**REQUIRED TASK**.
Sort through the data and copy the lines holding the word "matplotlib".

+ + + + +

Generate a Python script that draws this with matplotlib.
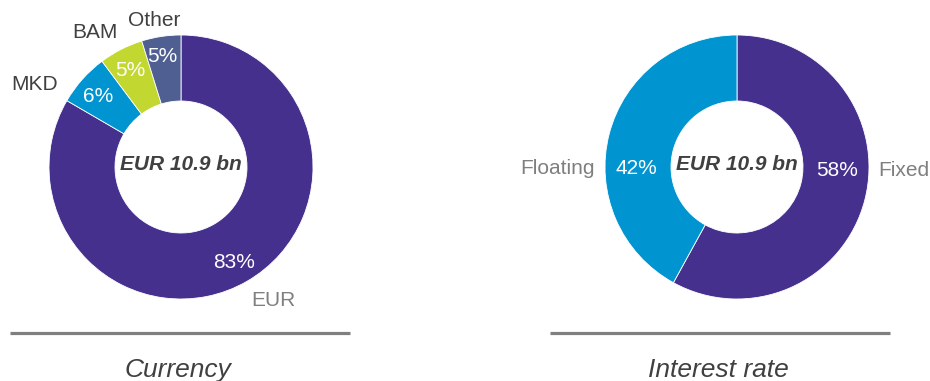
import matplotlib
matplotlib.use("Agg")
import matplotlib.pyplot as plt
from matplotlib.lines import Line2D

plt.rcParams['font.family'] = ['Liberation Sans', 'DejaVu Sans']

# ---- data ----
currency_labels = ["EUR", "MKD", "BAM", "Other"]
currency_values = [83.3, 6.4, 5.4, 4.8]
currency_pct_text = ["83%", "6%", "5%", "5%"]

rate_labels = ["Fixed", "Floating"]
rate_values = [58, 42]
rate_pct_text = ["58%", "42%"]

center_text = "EUR 10.9 bn"
titles = ["Currency", "Interest rate"]

# ---- style ----
PURPLE = "#46308E"
BLUE = "#0094D0"
LIME = "#C2D72F"
SLATE = "#4F5F91"
DARK = "#404040"
GRAY = "#7F7F7F"

W, H = 930, 381
fig = plt.figure(figsize=(W / 100, H / 100), dpi=100)
ax = fig.add_axes([0, 0, 1, 1])
ax.set_xlim(0, W)
ax.set_ylim(0, H)
ax.set_aspect('equal')
ax.axis('off')


def Y(py):
    return H - py


R = 132
c1 = (181, Y(167))
c2 = (737, Y(167))

ax.pie(currency_values, colors=[PURPLE, BLUE, LIME, SLATE], startangle=90,
       counterclock=False, center=c1, radius=R, frame=True,
       wedgeprops=dict(width=R * 0.5, edgecolor='white', linewidth=0.6))
ax.pie(rate_values, colors=[PURPLE, BLUE], startangle=90,
       counterclock=False, center=c2, radius=R, frame=True,
       wedgeprops=dict(width=R * 0.5, edgecolor='white', linewidth=0.6))
ax.set_xlim(0, W)
ax.set_ylim(0, H)
ax.axis('off')

FS = 15
# currency labels: (dx, dy) offsets from center in px (dy downward)
cur_pct_off = [(53, 95), (-83, -70), (-51, -97), (-19, -110)]
cur_lab_off = [(92, 133), (-146, -82), (-86, -134), (-27, -147)]
cur_lab_col = [GRAY, DARK, DARK, DARK]
for t, (dx, dy) in zip(currency_pct_text, cur_pct_off):
    ax.text(c1[0] + dx, c1[1] - dy, t, color='white', fontsize=FS,
            ha='center', va='center')
for t, (dx, dy), col in zip(currency_labels, cur_lab_off, cur_lab_col):
    ax.text(c1[0] + dx, c1[1] - dy, t, color=col, fontsize=FS,
            ha='center', va='center')

rate_pct_off = [(100, 4), (-101, 1)]
rate_lab_off = [(167, 3), (-180, 1)]
for t, (dx, dy) in zip(rate_pct_text, rate_pct_off):
    ax.text(c2[0] + dx, c2[1] - dy, t, color='white', fontsize=FS,
            ha='center', va='center')
for t, (dx, dy) in zip(rate_labels, rate_lab_off):
    ax.text(c2[0] + dx, c2[1] - dy, t, color=GRAY, fontsize=FS,
            ha='center', va='center')

for c in (c1, c2):
    ax.text(c[0], c[1] + 2, center_text, color=DARK, fontsize=15,
            fontweight='bold', fontstyle='italic', ha='center', va='center')

# separator lines and titles
for x0, x1, title in [(10, 350, titles[0]), (550, 890, titles[1])]:
    ax.add_line(Line2D([x0, x1], [Y(333), Y(333)], color=GRAY, linewidth=2.3,
                       solid_capstyle='butt'))
    ax.text((x0 + x1) / 2 - 2, Y(377), title, color=DARK, fontsize=19,
            fontstyle='italic', ha='center', va='baseline')

fig.savefig("out.png", dpi=100)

+ + + + +

**FINAL ANSWER**.
Generate a Python script that draws this with matplotlib.
import matplotlib
matplotlib.use("Agg")
import matplotlib.pyplot as plt
from matplotlib.lines import Line2D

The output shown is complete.